Your instructions: In the records below, find the line that contains "Rebuild this chart" and the line that contains "200, 225, 249]"; write out exactly those two lines and everything between them, without the pictures.

-- START Material provided --

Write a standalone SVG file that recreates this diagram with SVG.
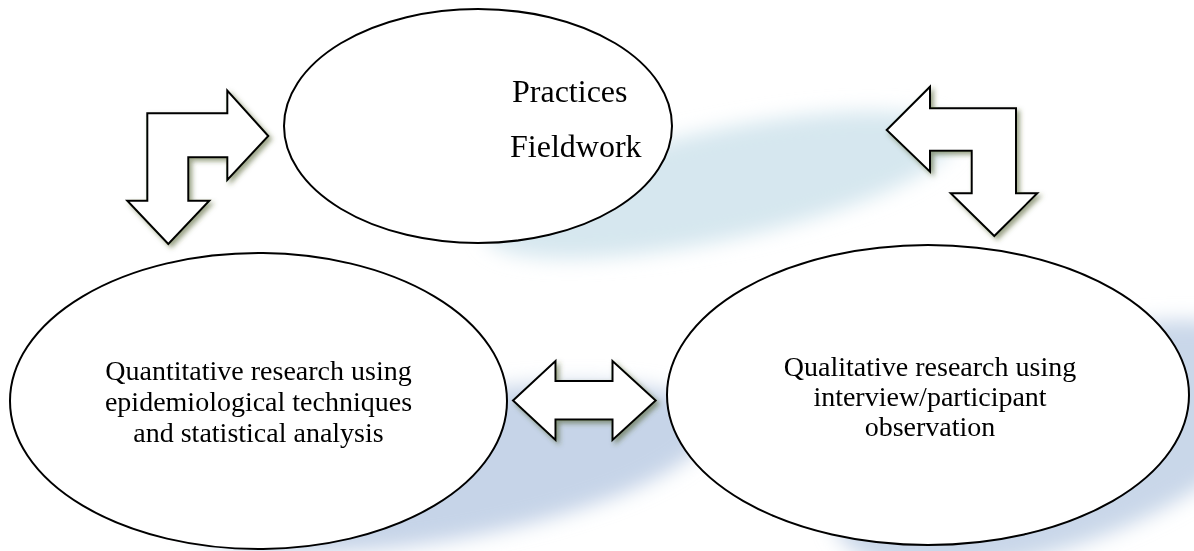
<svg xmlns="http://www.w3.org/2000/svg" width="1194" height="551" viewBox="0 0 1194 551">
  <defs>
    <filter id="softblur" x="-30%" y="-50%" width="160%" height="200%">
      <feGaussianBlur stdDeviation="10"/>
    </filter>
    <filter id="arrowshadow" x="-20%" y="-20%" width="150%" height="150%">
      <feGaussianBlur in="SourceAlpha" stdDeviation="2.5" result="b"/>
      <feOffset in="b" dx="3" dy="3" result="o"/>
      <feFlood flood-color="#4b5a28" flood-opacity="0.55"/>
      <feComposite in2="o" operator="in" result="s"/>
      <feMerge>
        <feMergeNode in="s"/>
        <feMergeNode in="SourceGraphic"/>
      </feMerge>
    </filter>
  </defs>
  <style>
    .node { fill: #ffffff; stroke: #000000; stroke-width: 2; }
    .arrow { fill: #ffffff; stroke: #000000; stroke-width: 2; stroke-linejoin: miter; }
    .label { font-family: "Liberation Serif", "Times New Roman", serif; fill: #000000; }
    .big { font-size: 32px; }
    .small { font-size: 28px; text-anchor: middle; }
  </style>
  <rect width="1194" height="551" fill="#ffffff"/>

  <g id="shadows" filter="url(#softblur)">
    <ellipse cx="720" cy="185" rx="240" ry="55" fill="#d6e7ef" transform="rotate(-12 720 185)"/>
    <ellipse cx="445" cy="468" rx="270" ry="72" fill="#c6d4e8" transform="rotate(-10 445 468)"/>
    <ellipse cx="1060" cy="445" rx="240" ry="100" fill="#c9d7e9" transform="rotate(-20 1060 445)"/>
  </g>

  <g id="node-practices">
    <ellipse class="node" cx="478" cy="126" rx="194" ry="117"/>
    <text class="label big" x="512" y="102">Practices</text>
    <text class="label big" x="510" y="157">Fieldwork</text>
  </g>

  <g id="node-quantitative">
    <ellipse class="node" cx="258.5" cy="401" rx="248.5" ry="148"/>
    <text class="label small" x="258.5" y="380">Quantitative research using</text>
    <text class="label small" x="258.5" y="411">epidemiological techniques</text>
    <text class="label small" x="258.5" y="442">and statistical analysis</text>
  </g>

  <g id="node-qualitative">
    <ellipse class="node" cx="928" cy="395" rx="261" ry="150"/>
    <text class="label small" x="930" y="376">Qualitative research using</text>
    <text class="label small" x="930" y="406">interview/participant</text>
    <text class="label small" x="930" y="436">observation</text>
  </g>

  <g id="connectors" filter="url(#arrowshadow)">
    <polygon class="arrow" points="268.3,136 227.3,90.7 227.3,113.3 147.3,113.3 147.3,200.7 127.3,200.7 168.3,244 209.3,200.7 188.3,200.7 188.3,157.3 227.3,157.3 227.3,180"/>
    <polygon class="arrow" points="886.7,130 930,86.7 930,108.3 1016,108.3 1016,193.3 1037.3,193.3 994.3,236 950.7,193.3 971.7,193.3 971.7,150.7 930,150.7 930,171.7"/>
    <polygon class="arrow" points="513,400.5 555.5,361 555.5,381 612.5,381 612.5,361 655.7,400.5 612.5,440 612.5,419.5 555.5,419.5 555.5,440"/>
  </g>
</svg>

-- END Material provided --
-- START Material provided --

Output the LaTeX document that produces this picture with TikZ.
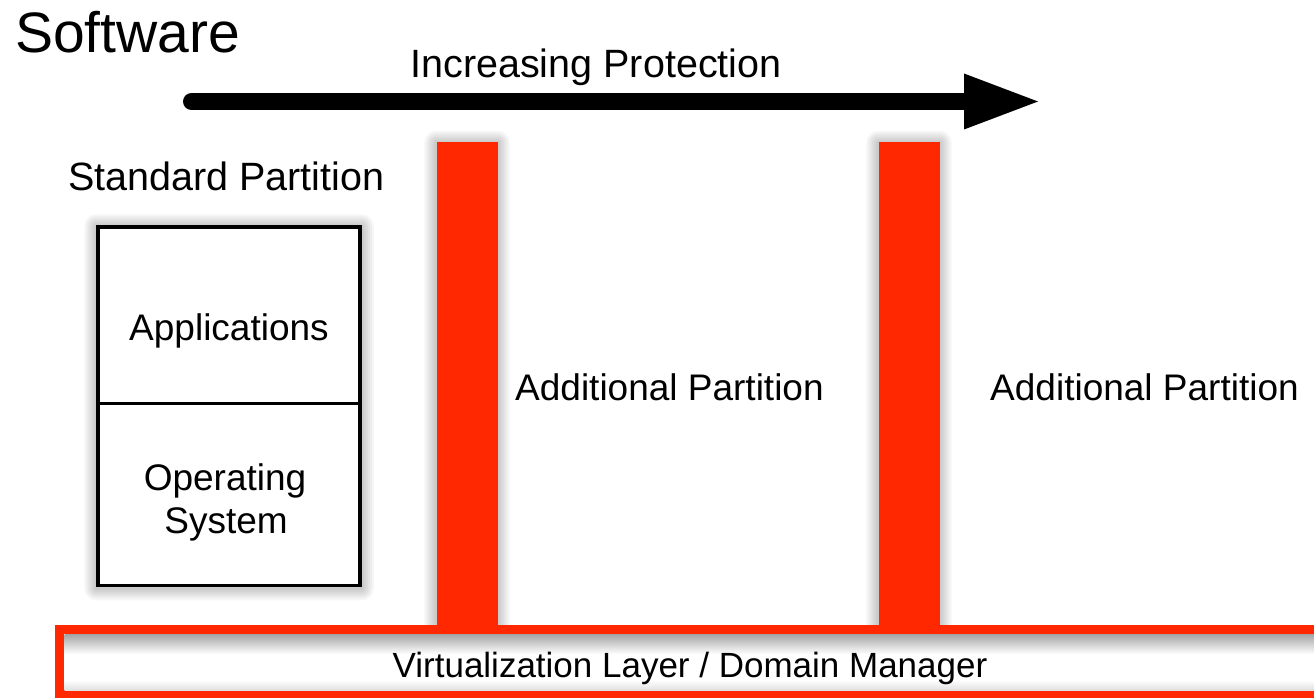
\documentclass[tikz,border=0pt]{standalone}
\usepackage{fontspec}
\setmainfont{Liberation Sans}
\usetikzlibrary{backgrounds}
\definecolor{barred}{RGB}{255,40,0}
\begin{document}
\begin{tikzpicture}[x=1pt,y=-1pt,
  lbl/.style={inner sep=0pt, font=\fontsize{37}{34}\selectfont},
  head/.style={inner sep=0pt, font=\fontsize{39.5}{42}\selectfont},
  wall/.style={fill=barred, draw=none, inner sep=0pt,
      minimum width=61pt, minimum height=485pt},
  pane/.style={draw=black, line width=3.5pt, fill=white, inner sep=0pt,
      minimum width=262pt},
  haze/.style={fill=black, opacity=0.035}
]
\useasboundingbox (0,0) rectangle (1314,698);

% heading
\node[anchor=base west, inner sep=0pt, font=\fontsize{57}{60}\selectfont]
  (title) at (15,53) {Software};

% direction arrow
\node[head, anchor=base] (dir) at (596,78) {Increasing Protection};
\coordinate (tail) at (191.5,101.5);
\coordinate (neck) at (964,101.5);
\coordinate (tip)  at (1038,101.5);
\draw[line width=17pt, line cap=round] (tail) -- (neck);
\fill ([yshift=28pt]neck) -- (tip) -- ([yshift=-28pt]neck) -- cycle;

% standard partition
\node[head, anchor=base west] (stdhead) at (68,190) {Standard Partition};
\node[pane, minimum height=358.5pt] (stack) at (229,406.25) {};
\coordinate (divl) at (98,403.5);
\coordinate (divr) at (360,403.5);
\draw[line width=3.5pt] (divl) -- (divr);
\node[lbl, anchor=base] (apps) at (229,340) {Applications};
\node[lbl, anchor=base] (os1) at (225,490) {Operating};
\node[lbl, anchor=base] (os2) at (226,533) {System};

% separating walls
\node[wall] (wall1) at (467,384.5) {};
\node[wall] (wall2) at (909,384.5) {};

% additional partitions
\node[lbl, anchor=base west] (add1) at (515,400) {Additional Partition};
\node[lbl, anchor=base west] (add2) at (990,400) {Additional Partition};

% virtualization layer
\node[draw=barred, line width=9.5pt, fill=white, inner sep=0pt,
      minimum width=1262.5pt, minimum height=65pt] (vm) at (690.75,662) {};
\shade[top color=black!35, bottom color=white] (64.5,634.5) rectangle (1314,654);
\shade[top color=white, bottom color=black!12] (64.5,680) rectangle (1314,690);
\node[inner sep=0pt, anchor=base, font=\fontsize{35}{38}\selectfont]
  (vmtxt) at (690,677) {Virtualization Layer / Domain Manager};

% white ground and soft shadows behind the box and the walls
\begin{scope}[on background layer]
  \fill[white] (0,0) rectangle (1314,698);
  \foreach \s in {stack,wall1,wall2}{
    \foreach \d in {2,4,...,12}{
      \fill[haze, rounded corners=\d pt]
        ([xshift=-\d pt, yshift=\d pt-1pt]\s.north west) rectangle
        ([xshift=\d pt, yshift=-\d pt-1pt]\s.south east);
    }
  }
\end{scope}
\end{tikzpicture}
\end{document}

-- END Material provided --
-- START Material provided --

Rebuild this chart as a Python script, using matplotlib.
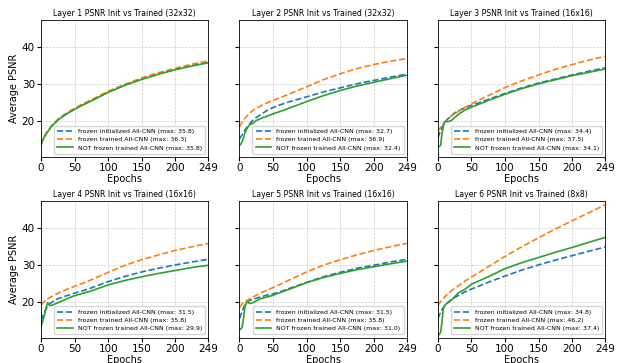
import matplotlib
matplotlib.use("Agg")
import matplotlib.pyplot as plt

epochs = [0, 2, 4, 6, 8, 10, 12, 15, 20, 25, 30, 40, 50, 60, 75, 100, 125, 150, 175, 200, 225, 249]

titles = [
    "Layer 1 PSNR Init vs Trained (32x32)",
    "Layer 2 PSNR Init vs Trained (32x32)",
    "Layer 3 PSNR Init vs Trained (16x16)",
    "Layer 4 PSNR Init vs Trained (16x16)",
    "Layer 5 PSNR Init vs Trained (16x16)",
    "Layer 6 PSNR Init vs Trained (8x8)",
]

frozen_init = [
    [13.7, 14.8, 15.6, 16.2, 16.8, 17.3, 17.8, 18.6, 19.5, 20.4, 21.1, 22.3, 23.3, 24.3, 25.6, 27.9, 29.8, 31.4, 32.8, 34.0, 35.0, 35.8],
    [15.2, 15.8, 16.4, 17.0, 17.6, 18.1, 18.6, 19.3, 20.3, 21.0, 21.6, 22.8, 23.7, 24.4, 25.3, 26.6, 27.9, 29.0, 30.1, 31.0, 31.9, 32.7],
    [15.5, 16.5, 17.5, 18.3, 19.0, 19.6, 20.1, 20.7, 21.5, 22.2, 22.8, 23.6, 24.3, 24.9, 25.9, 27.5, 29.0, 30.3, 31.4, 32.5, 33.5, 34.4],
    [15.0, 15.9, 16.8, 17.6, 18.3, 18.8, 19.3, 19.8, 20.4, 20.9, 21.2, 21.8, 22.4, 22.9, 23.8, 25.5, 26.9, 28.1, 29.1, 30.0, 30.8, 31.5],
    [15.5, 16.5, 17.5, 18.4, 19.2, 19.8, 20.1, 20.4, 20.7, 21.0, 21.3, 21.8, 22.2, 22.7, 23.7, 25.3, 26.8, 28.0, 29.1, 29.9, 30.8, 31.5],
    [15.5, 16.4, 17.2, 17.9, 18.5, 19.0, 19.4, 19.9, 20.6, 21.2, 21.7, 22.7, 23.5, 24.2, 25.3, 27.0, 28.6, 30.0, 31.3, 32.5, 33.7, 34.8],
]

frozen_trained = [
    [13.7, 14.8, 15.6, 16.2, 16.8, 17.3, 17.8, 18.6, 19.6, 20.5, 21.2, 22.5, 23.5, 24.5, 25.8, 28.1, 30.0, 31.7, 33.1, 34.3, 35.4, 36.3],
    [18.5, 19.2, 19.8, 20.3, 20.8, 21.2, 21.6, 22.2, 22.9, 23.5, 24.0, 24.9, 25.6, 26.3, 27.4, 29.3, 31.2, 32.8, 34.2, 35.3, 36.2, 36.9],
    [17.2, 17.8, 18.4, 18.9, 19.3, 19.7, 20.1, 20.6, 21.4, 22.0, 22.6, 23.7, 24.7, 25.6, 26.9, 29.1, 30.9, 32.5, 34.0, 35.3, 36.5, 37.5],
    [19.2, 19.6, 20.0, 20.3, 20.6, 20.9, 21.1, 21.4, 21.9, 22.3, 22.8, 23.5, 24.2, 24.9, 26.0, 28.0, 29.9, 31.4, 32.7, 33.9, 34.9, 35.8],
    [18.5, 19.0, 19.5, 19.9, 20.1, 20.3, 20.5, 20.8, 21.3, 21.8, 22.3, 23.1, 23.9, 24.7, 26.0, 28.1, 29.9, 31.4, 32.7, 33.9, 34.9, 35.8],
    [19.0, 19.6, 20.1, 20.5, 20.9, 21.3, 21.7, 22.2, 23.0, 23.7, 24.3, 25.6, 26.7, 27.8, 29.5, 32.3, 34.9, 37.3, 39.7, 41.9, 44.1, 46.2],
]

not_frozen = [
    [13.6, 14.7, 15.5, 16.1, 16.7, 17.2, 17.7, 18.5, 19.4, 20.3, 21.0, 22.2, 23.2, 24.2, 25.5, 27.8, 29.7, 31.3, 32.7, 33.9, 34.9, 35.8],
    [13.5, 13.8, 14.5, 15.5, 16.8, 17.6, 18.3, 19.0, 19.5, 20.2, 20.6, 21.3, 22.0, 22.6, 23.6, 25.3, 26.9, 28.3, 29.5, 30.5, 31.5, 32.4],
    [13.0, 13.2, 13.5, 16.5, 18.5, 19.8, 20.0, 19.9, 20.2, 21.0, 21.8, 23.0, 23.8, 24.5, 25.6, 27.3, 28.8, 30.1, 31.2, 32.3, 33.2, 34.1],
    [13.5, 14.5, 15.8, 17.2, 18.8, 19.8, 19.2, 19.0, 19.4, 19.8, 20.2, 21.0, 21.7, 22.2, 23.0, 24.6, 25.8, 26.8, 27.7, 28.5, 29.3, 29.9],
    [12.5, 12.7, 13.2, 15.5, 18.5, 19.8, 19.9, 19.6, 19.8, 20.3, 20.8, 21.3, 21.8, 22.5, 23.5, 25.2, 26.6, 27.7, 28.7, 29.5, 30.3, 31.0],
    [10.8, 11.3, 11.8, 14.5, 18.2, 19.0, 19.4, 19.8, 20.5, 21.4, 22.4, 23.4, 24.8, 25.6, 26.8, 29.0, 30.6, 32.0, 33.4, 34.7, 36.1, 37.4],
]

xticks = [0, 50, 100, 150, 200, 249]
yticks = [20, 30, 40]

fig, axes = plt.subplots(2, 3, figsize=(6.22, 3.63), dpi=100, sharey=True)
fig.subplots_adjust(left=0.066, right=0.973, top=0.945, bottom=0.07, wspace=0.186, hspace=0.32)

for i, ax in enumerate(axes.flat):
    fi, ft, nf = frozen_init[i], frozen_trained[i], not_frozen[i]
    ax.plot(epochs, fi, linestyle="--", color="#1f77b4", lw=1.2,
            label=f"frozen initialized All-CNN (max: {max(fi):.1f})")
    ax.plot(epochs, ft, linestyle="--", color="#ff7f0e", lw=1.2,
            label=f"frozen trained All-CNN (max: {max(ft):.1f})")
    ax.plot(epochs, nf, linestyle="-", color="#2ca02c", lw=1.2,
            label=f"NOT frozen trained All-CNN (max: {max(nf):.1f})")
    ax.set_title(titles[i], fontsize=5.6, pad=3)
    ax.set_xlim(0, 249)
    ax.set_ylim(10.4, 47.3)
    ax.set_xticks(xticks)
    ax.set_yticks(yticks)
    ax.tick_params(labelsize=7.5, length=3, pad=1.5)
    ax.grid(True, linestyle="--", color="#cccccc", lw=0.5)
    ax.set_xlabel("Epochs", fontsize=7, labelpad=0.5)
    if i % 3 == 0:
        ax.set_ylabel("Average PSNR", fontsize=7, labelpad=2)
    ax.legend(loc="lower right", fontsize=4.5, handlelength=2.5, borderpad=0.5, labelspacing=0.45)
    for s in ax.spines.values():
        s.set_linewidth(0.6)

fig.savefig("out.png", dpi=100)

-- END Material provided --

The reply:
Rebuild this chart as a Python script, using matplotlib.
import matplotlib
matplotlib.use("Agg")
import matplotlib.pyplot as plt

epochs = [0, 2, 4, 6, 8, 10, 12, 15, 20, 25, 30, 40, 50, 60, 75, 100, 125, 150, 175, 200, 225, 249]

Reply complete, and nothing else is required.